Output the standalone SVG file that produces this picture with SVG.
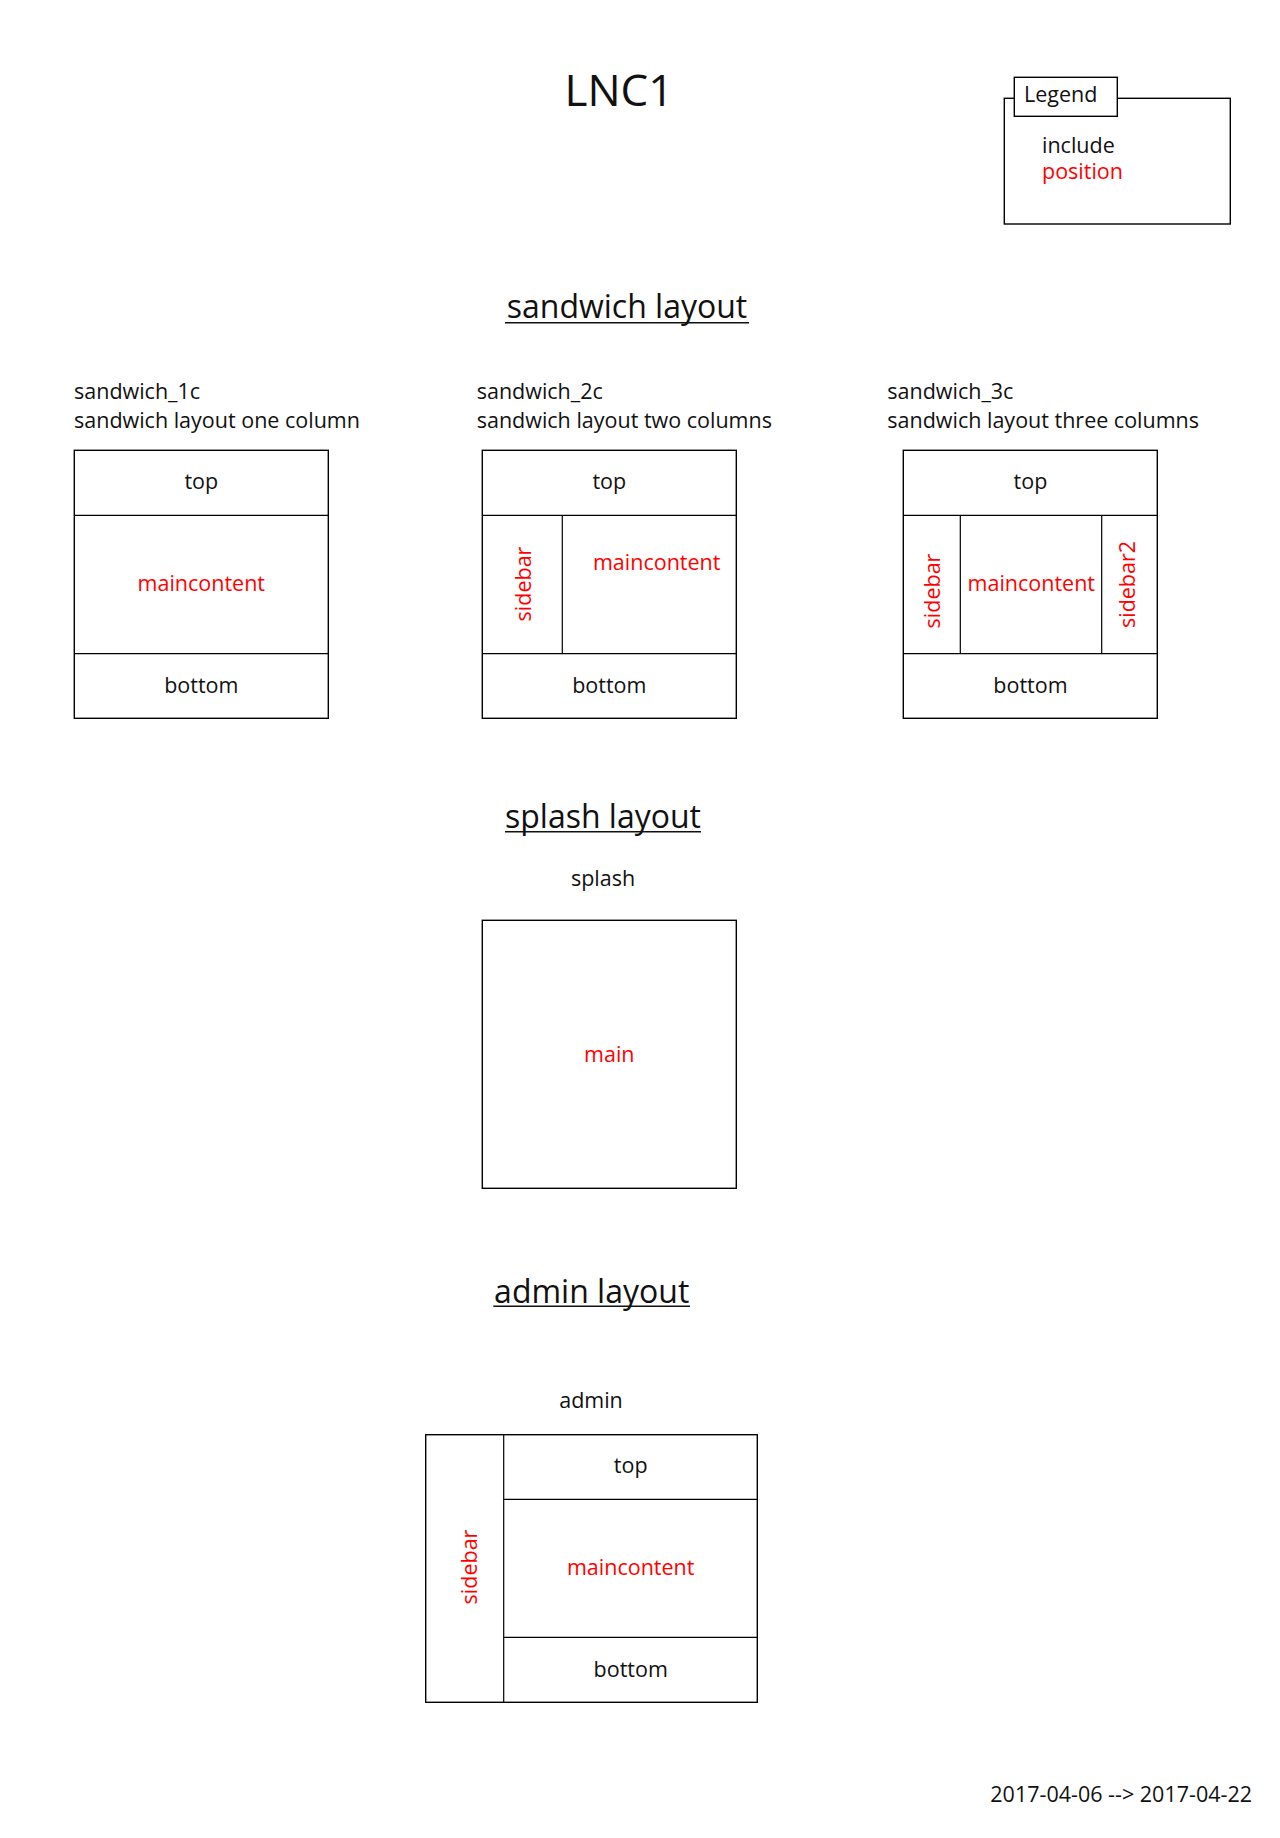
<svg xmlns="http://www.w3.org/2000/svg" width="1280" height="1838" viewBox="0 0 1280 1838">
<style>
  text { font-family: "Open Sans", "Liberation Sans", sans-serif; font-size: 21.5px; fill: #111; }
  .red { fill: #ff0000; }
  .mid { text-anchor: middle; }
  .title { font-size: 44px; }
  .head { font-size: 32px; }
  .box { fill: none; stroke: #000; stroke-width: 1.4; }
  .line { stroke: #000; stroke-width: 1.2; }
  .ul { stroke: #111; stroke-width: 1.6; }
</style>
<rect width="1280" height="1838" fill="#ffffff"/>

<g id="title">
  <text class="title mid" x="619" y="106">LNC1</text>
</g>

<g id="legend">
  <rect class="box" x="1004.3" y="98.3" width="226" height="125.7"/>
  <rect x="1014.3" y="77.3" width="103" height="39" fill="#ffffff" stroke="#000" stroke-width="1.4"/>
  <text x="1024" y="102.3">Legend</text>
  <text x="1042" y="153.3">include</text>
  <text class="red" x="1042" y="179.3">position</text>
</g>

<g id="heading-sandwich">
  <text class="head mid" x="627" y="317.7">sandwich layout</text>
  <line class="ul" x1="505" y1="322.7" x2="749" y2="322.7"/>
</g>

<g id="sandwich_1c">
  <text x="74" y="399.3">sandwich_1c</text>
  <text x="74" y="428.3">sandwich layout one column</text>
  <rect class="box" x="74.3" y="450.3" width="254" height="268"/>
  <line class="line" x1="74.3" y1="515.3" x2="328.3" y2="515.3"/>
  <line class="line" x1="74.3" y1="653.7" x2="328.3" y2="653.7"/>
  <text class="mid" x="201.3" y="489.3">top</text>
  <text class="mid red" x="201.3" y="591">maincontent</text>
  <text class="mid" x="201.3" y="692.7">bottom</text>
</g>

<g id="sandwich_2c">
  <text x="476.7" y="399.3">sandwich_2c</text>
  <text x="476.7" y="428.3">sandwich layout two columns</text>
  <rect class="box" x="482.3" y="450.3" width="254" height="268"/>
  <line class="line" x1="482.3" y1="515.3" x2="736.3" y2="515.3"/>
  <line class="line" x1="482.3" y1="653.7" x2="736.3" y2="653.7"/>
  <line class="line" x1="562.3" y1="515.3" x2="562.3" y2="653.7"/>
  <text class="mid" x="609.3" y="489.3">top</text>
  <text class="mid red" x="531" y="584" transform="rotate(-90 531 584)">sidebar</text>
  <text class="mid red" x="656.7" y="570">maincontent</text>
  <text class="mid" x="609.3" y="692.7">bottom</text>
</g>

<g id="sandwich_3c">
  <text x="887.3" y="399.3">sandwich_3c</text>
  <text x="887.3" y="428.3">sandwich layout three columns</text>
  <rect class="box" x="903.3" y="450.3" width="254" height="268"/>
  <line class="line" x1="903.3" y1="515.3" x2="1157.3" y2="515.3"/>
  <line class="line" x1="903.3" y1="653.7" x2="1157.3" y2="653.7"/>
  <line class="line" x1="960.3" y1="515.3" x2="960.3" y2="653.7"/>
  <line class="line" x1="1101.7" y1="515.3" x2="1101.7" y2="653.7"/>
  <text class="mid" x="1030.5" y="489.3">top</text>
  <text class="mid red" x="940" y="591" transform="rotate(-90 940 591)">sidebar</text>
  <text class="mid red" x="1031.3" y="591">maincontent</text>
  <text class="mid red" x="1135" y="584.5" transform="rotate(-90 1135 584.5)">sidebar2</text>
  <text class="mid" x="1030.5" y="692.7">bottom</text>
</g>

<g id="heading-splash">
  <text class="head mid" x="603" y="827.7">splash layout</text>
  <line class="ul" x1="505" y1="831.7" x2="701" y2="831.7"/>
</g>

<g id="splash">
  <text class="mid" x="603" y="885.7">splash</text>
  <rect class="box" x="482.3" y="920.3" width="254" height="268"/>
  <text class="mid red" x="609.3" y="1061.7">main</text>
</g>

<g id="heading-admin">
  <text class="head mid" x="591.7" y="1302.7">admin layout</text>
  <line class="ul" x1="493.3" y1="1306.3" x2="690" y2="1306.3"/>
</g>

<g id="admin">
  <text class="mid" x="591" y="1408.3">admin</text>
  <rect class="box" x="425.7" y="1434.7" width="331.6" height="267.6"/>
  <line class="line" x1="503.7" y1="1434.7" x2="503.7" y2="1702.3"/>
  <line class="line" x1="503.7" y1="1499.3" x2="757.3" y2="1499.3"/>
  <line class="line" x1="503.7" y1="1637.3" x2="757.3" y2="1637.3"/>
  <text class="mid red" x="476.7" y="1567" transform="rotate(-90 476.7 1567)">sidebar</text>
  <text class="mid" x="630.7" y="1473.3">top</text>
  <text class="mid red" x="630.7" y="1575">maincontent</text>
  <text class="mid" x="630.7" y="1676.7">bottom</text>
</g>

<g id="connectors"></g>

<g id="date">
  <text x="1252" y="1802.3" text-anchor="end">2017-04-06 --&gt; 2017-04-22</text>
</g>
</svg>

*****

What you have to do
Every line above should be repeated exactly; pictures stay out of the copy.

Solution to this task
Output the standalone SVG file that produces this picture with SVG.
<svg xmlns="http://www.w3.org/2000/svg" width="1280" height="1838" viewBox="0 0 1280 1838">
<style>
  text { font-family: "Open Sans", "Liberation Sans", sans-serif; font-size: 21.5px; fill: #111; }
  .red { fill: #ff0000; }
  .mid { text-anchor: middle; }
  .title { font-size: 44px; }
  .head { font-size: 32px; }
  .box { fill: none; stroke: #000; stroke-width: 1.4; }
  .line { stroke: #000; stroke-width: 1.2; }
  .ul { stroke: #111; stroke-width: 1.6; }
</style>
<rect width="1280" height="1838" fill="#ffffff"/>

<g id="title">
  <text class="title mid" x="619" y="106">LNC1</text>
</g>

<g id="legend">
  <rect class="box" x="1004.3" y="98.3" width="226" height="125.7"/>
  <rect x="1014.3" y="77.3" width="103" height="39" fill="#ffffff" stroke="#000" stroke-width="1.4"/>
  <text x="1024" y="102.3">Legend</text>
  <text x="1042" y="153.3">include</text>
  <text class="red" x="1042" y="179.3">position</text>
</g>

<g id="heading-sandwich">
  <text class="head mid" x="627" y="317.7">sandwich layout</text>
  <line class="ul" x1="505" y1="322.7" x2="749" y2="322.7"/>
</g>

<g id="sandwich_1c">
  <text x="74" y="399.3">sandwich_1c</text>
  <text x="74" y="428.3">sandwich layout one column</text>
  <rect class="box" x="74.3" y="450.3" width="254" height="268"/>
  <line class="line" x1="74.3" y1="515.3" x2="328.3" y2="515.3"/>
  <line class="line" x1="74.3" y1="653.7" x2="328.3" y2="653.7"/>
  <text class="mid" x="201.3" y="489.3">top</text>
  <text class="mid red" x="201.3" y="591">maincontent</text>
  <text class="mid" x="201.3" y="692.7">bottom</text>
</g>

<g id="sandwich_2c">
  <text x="476.7" y="399.3">sandwich_2c</text>
  <text x="476.7" y="428.3">sandwich layout two columns</text>
  <rect class="box" x="482.3" y="450.3" width="254" height="268"/>
  <line class="line" x1="482.3" y1="515.3" x2="736.3" y2="515.3"/>
  <line class="line" x1="482.3" y1="653.7" x2="736.3" y2="653.7"/>
  <line class="line" x1="562.3" y1="515.3" x2="562.3" y2="653.7"/>
  <text class="mid" x="609.3" y="489.3">top</text>
  <text class="mid red" x="531" y="584" transform="rotate(-90 531 584)">sidebar</text>
  <text class="mid red" x="656.7" y="570">maincontent</text>
  <text class="mid" x="609.3" y="692.7">bottom</text>
</g>

<g id="sandwich_3c">
  <text x="887.3" y="399.3">sandwich_3c</text>
  <text x="887.3" y="428.3">sandwich layout three columns</text>
  <rect class="box" x="903.3" y="450.3" width="254" height="268"/>
  <line class="line" x1="903.3" y1="515.3" x2="1157.3" y2="515.3"/>
  <line class="line" x1="903.3" y1="653.7" x2="1157.3" y2="653.7"/>
  <line class="line" x1="960.3" y1="515.3" x2="960.3" y2="653.7"/>
  <line class="line" x1="1101.7" y1="515.3" x2="1101.7" y2="653.7"/>
  <text class="mid" x="1030.5" y="489.3">top</text>
  <text class="mid red" x="940" y="591" transform="rotate(-90 940 591)">sidebar</text>
  <text class="mid red" x="1031.3" y="591">maincontent</text>
  <text class="mid red" x="1135" y="584.5" transform="rotate(-90 1135 584.5)">sidebar2</text>
  <text class="mid" x="1030.5" y="692.7">bottom</text>
</g>

<g id="heading-splash">
  <text class="head mid" x="603" y="827.7">splash layout</text>
  <line class="ul" x1="505" y1="831.7" x2="701" y2="831.7"/>
</g>

<g id="splash">
  <text class="mid" x="603" y="885.7">splash</text>
  <rect class="box" x="482.3" y="920.3" width="254" height="268"/>
  <text class="mid red" x="609.3" y="1061.7">main</text>
</g>

<g id="heading-admin">
  <text class="head mid" x="591.7" y="1302.7">admin layout</text>
  <line class="ul" x1="493.3" y1="1306.3" x2="690" y2="1306.3"/>
</g>

<g id="admin">
  <text class="mid" x="591" y="1408.3">admin</text>
  <rect class="box" x="425.7" y="1434.7" width="331.6" height="267.6"/>
  <line class="line" x1="503.7" y1="1434.7" x2="503.7" y2="1702.3"/>
  <line class="line" x1="503.7" y1="1499.3" x2="757.3" y2="1499.3"/>
  <line class="line" x1="503.7" y1="1637.3" x2="757.3" y2="1637.3"/>
  <text class="mid red" x="476.7" y="1567" transform="rotate(-90 476.7 1567)">sidebar</text>
  <text class="mid" x="630.7" y="1473.3">top</text>
  <text class="mid red" x="630.7" y="1575">maincontent</text>
  <text class="mid" x="630.7" y="1676.7">bottom</text>
</g>

<g id="connectors"></g>

<g id="date">
  <text x="1252" y="1802.3" text-anchor="end">2017-04-06 --&gt; 2017-04-22</text>
</g>
</svg>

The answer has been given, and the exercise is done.